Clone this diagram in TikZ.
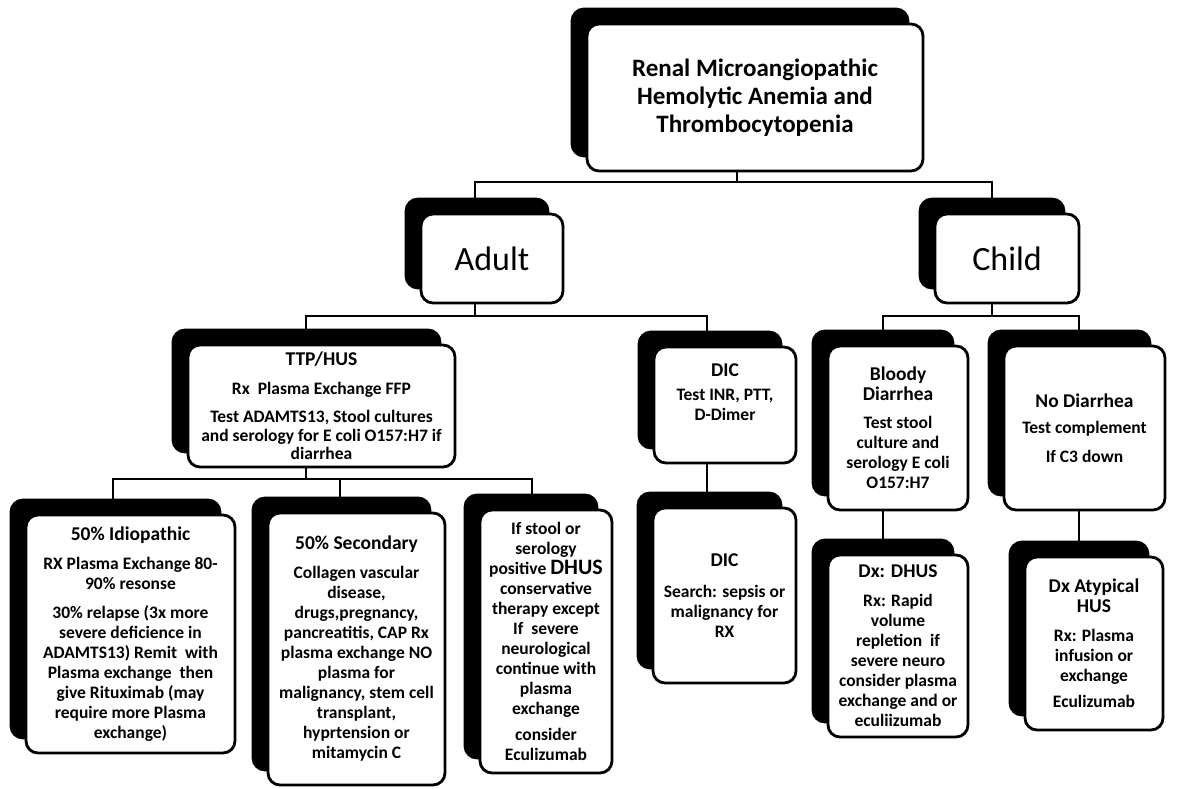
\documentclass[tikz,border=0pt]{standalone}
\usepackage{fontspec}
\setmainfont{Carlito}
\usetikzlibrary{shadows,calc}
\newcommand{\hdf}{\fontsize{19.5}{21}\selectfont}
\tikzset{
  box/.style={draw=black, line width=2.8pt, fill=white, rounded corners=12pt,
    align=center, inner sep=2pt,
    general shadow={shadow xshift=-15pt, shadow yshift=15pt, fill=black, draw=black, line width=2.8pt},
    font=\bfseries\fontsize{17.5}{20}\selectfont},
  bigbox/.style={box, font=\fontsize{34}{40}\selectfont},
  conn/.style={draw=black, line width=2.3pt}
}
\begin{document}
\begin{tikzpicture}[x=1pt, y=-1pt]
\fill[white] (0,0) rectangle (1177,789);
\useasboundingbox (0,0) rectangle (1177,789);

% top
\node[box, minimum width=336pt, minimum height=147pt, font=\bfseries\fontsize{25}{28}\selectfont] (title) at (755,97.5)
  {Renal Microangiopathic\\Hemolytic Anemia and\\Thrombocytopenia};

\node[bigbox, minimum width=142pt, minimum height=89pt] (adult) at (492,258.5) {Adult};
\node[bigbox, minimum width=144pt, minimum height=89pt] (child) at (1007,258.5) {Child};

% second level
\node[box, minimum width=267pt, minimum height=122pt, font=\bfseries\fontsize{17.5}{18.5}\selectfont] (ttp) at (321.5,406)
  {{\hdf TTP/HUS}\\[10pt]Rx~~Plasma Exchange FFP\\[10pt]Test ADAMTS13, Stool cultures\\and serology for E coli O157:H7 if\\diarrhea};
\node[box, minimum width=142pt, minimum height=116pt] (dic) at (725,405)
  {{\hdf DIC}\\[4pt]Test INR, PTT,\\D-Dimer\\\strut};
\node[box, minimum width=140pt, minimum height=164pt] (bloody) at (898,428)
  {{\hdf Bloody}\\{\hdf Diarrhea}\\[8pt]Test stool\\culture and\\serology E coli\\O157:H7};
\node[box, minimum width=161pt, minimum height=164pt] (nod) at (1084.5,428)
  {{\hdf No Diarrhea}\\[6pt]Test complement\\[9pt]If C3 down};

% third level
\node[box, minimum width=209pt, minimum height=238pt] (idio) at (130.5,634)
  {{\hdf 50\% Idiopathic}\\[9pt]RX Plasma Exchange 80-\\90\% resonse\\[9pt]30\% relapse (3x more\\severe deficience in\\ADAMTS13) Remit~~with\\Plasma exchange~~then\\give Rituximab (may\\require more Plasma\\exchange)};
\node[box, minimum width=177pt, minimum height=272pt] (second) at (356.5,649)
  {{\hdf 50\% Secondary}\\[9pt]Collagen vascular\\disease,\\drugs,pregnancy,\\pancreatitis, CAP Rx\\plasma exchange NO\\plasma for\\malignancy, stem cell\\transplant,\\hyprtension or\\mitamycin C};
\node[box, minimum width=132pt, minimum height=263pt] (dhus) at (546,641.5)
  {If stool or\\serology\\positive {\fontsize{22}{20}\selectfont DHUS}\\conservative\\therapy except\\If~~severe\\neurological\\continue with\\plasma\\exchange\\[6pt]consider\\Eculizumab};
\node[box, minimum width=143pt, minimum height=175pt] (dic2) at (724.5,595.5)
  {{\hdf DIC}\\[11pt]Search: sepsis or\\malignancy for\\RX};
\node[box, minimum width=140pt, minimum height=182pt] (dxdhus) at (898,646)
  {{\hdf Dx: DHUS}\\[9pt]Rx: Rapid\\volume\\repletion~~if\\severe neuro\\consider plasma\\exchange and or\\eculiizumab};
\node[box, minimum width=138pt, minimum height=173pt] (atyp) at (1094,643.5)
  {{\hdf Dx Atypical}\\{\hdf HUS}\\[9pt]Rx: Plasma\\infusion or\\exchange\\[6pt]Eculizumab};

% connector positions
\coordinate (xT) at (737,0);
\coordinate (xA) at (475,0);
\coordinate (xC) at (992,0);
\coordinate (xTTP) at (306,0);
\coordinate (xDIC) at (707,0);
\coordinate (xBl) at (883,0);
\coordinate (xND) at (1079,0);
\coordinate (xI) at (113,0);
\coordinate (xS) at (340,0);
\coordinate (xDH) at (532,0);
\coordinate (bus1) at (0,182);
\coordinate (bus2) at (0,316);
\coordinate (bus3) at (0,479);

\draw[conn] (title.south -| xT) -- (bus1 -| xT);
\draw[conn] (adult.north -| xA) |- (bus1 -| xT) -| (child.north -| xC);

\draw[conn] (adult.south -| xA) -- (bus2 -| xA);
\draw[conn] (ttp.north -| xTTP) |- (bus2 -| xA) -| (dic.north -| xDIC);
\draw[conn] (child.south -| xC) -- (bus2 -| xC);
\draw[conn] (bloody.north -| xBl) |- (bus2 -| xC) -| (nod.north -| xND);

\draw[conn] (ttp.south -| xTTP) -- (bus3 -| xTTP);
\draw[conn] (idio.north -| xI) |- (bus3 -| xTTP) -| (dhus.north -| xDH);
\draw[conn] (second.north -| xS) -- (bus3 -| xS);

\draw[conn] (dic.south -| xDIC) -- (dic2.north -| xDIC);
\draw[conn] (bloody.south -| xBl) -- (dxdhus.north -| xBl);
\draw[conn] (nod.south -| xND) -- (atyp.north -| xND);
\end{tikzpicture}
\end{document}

• [DESCRIPTION OF THE TASK]: Repeat the data exactly, excluding the pictures.

• [EXERCISE ANSWER]:
Clone this diagram in TikZ.
\documentclass[tikz,border=0pt]{standalone}
\usepackage{fontspec}
\setmainfont{Carlito}
\usetikzlibrary{shadows,calc}
\newcommand{\hdf}{\fontsize{19.5}{21}\selectfont}
\tikzset{
  box/.style={draw=black, line width=2.8pt, fill=white, rounded corners=12pt,
    align=center, inner sep=2pt,
    general shadow={shadow xshift=-15pt, shadow yshift=15pt, fill=black, draw=black, line width=2.8pt},
    font=\bfseries\fontsize{17.5}{20}\selectfont},
  bigbox/.style={box, font=\fontsize{34}{40}\selectfont},
  conn/.style={draw=black, line width=2.3pt}
}
\begin{document}
\begin{tikzpicture}[x=1pt, y=-1pt]
\fill[white] (0,0) rectangle (1177,789);
\useasboundingbox (0,0) rectangle (1177,789);

% top
\node[box, minimum width=336pt, minimum height=147pt, font=\bfseries\fontsize{25}{28}\selectfont] (title) at (755,97.5)
  {Renal Microangiopathic\\Hemolytic Anemia and\\Thrombocytopenia};

\node[bigbox, minimum width=142pt, minimum height=89pt] (adult) at (492,258.5) {Adult};
\node[bigbox, minimum width=144pt, minimum height=89pt] (child) at (1007,258.5) {Child};

% second level
\node[box, minimum width=267pt, minimum height=122pt, font=\bfseries\fontsize{17.5}{18.5}\selectfont] (ttp) at (321.5,406)
  {{\hdf TTP/HUS}\\[10pt]Rx~~Plasma Exchange FFP\\[10pt]Test ADAMTS13, Stool cultures\\and serology for E coli O157:H7 if\\diarrhea};
\node[box, minimum width=142pt, minimum height=116pt] (dic) at (725,405)
  {{\hdf DIC}\\[4pt]Test INR, PTT,\\D-Dimer\\\strut};
\node[box, minimum width=140pt, minimum height=164pt] (bloody) at (898,428)
  {{\hdf Bloody}\\{\hdf Diarrhea}\\[8pt]Test stool\\culture and\\serology E coli\\O157:H7};
\node[box, minimum width=161pt, minimum height=164pt] (nod) at (1084.5,428)
  {{\hdf No Diarrhea}\\[6pt]Test complement\\[9pt]If C3 down};

% third level
\node[box, minimum width=209pt, minimum height=238pt] (idio) at (130.5,634)
  {{\hdf 50\% Idiopathic}\\[9pt]RX Plasma Exchange 80-\\90\% resonse\\[9pt]30\% relapse (3x more\\severe deficience in\\ADAMTS13) Remit~~with\\Plasma exchange~~then\\give Rituximab (may\\require more Plasma\\exchange)};
\node[box, minimum width=177pt, minimum height=272pt] (second) at (356.5,649)
  {{\hdf 50\% Secondary}\\[9pt]Collagen vascular\\disease,\\drugs,pregnancy,\\pancreatitis, CAP Rx\\plasma exchange NO\\plasma for\\malignancy, stem cell\\transplant,\\hyprtension or\\mitamycin C};
\node[box, minimum width=132pt, minimum height=263pt] (dhus) at (546,641.5)
  {If stool or\\serology\\positive {\fontsize{22}{20}\selectfont DHUS}\\conservative\\therapy except\\If~~severe\\neurological\\continue with\\plasma\\exchange\\[6pt]consider\\Eculizumab};
\node[box, minimum width=143pt, minimum height=175pt] (dic2) at (724.5,595.5)
  {{\hdf DIC}\\[11pt]Search: sepsis or\\malignancy for\\RX};
\node[box, minimum width=140pt, minimum height=182pt] (dxdhus) at (898,646)
  {{\hdf Dx: DHUS}\\[9pt]Rx: Rapid\\volume\\repletion~~if\\severe neuro\\consider plasma\\exchange and or\\eculiizumab};
\node[box, minimum width=138pt, minimum height=173pt] (atyp) at (1094,643.5)
  {{\hdf Dx Atypical}\\{\hdf HUS}\\[9pt]Rx: Plasma\\infusion or\\exchange\\[6pt]Eculizumab};

% connector positions
\coordinate (xT) at (737,0);
\coordinate (xA) at (475,0);
\coordinate (xC) at (992,0);
\coordinate (xTTP) at (306,0);
\coordinate (xDIC) at (707,0);
\coordinate (xBl) at (883,0);
\coordinate (xND) at (1079,0);
\coordinate (xI) at (113,0);
\coordinate (xS) at (340,0);
\coordinate (xDH) at (532,0);
\coordinate (bus1) at (0,182);
\coordinate (bus2) at (0,316);
\coordinate (bus3) at (0,479);

\draw[conn] (title.south -| xT) -- (bus1 -| xT);
\draw[conn] (adult.north -| xA) |- (bus1 -| xT) -| (child.north -| xC);

\draw[conn] (adult.south -| xA) -- (bus2 -| xA);
\draw[conn] (ttp.north -| xTTP) |- (bus2 -| xA) -| (dic.north -| xDIC);
\draw[conn] (child.south -| xC) -- (bus2 -| xC);
\draw[conn] (bloody.north -| xBl) |- (bus2 -| xC) -| (nod.north -| xND);

\draw[conn] (ttp.south -| xTTP) -- (bus3 -| xTTP);
\draw[conn] (idio.north -| xI) |- (bus3 -| xTTP) -| (dhus.north -| xDH);
\draw[conn] (second.north -| xS) -- (bus3 -| xS);

\draw[conn] (dic.south -| xDIC) -- (dic2.north -| xDIC);
\draw[conn] (bloody.south -| xBl) -- (dxdhus.north -| xBl);
\draw[conn] (nod.south -| xND) -- (atyp.north -| xND);
\end{tikzpicture}
\end{document}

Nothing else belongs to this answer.